◆ BRIEF
Quote exactly the lines spanning from the top of the data below to the line that contains "const yTicks = [0, 20, 40, 60, 80, 100];", including both.

◆ DATA SEGMENT
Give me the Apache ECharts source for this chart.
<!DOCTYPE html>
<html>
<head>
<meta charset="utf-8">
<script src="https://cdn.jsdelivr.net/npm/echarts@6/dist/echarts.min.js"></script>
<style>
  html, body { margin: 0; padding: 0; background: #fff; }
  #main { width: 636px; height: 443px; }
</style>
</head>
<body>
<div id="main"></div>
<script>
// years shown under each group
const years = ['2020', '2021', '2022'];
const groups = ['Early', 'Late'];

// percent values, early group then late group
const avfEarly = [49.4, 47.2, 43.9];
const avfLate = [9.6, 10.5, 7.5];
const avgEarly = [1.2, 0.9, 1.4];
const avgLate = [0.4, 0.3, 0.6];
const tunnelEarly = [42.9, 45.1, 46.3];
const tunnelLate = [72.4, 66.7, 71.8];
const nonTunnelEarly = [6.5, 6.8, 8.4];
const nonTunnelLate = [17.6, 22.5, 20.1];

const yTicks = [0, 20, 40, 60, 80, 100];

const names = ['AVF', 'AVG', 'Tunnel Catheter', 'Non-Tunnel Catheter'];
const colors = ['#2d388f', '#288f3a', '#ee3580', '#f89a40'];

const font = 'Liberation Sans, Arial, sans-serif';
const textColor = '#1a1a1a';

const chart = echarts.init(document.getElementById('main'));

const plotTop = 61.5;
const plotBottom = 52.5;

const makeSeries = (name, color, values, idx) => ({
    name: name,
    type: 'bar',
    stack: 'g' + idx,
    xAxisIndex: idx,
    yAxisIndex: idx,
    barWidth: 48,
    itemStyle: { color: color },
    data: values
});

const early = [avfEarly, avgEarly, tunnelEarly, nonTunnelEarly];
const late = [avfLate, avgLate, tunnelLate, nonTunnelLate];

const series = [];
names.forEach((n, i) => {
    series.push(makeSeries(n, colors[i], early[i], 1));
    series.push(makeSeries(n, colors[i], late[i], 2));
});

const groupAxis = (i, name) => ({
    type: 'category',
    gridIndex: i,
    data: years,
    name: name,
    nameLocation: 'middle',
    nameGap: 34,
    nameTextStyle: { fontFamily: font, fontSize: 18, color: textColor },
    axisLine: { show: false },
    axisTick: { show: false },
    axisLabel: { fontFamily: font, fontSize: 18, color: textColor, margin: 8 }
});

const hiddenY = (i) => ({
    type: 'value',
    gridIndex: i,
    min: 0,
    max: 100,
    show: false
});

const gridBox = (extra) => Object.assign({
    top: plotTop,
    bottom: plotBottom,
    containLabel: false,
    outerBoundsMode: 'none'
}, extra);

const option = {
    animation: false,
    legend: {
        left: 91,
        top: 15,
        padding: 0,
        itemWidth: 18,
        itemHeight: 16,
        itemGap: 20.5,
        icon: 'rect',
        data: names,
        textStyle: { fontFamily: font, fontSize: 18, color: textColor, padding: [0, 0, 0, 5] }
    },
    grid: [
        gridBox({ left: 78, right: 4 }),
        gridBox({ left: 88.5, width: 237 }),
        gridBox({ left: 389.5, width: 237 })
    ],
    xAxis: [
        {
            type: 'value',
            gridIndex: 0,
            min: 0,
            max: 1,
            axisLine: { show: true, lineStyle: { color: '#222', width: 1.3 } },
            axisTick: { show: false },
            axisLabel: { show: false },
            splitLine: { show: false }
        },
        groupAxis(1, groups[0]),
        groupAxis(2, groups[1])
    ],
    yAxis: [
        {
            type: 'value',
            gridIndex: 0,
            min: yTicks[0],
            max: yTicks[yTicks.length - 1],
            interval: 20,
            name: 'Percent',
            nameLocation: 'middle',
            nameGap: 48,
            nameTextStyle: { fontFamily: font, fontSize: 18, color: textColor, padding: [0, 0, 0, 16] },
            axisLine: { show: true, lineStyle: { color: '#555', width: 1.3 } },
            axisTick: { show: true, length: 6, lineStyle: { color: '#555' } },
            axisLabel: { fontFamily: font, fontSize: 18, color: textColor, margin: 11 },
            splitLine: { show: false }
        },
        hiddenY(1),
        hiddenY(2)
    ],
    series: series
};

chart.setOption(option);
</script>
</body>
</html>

◆ FINISHED EXERCISE
Give me the Apache ECharts source for this chart.
<!DOCTYPE html>
<html>
<head>
<meta charset="utf-8">
<script src="https://cdn.jsdelivr.net/npm/echarts@6/dist/echarts.min.js"></script>
<style>
  html, body { margin: 0; padding: 0; background: #fff; }
  #main { width: 636px; height: 443px; }
</style>
</head>
<body>
<div id="main"></div>
<script>
// years shown under each group
const years = ['2020', '2021', '2022'];
const groups = ['Early', 'Late'];

// percent values, early group then late group
const avfEarly = [49.4, 47.2, 43.9];
const avfLate = [9.6, 10.5, 7.5];
const avgEarly = [1.2, 0.9, 1.4];
const avgLate = [0.4, 0.3, 0.6];
const tunnelEarly = [42.9, 45.1, 46.3];
const tunnelLate = [72.4, 66.7, 71.8];
const nonTunnelEarly = [6.5, 6.8, 8.4];
const nonTunnelLate = [17.6, 22.5, 20.1];

const yTicks = [0, 20, 40, 60, 80, 100];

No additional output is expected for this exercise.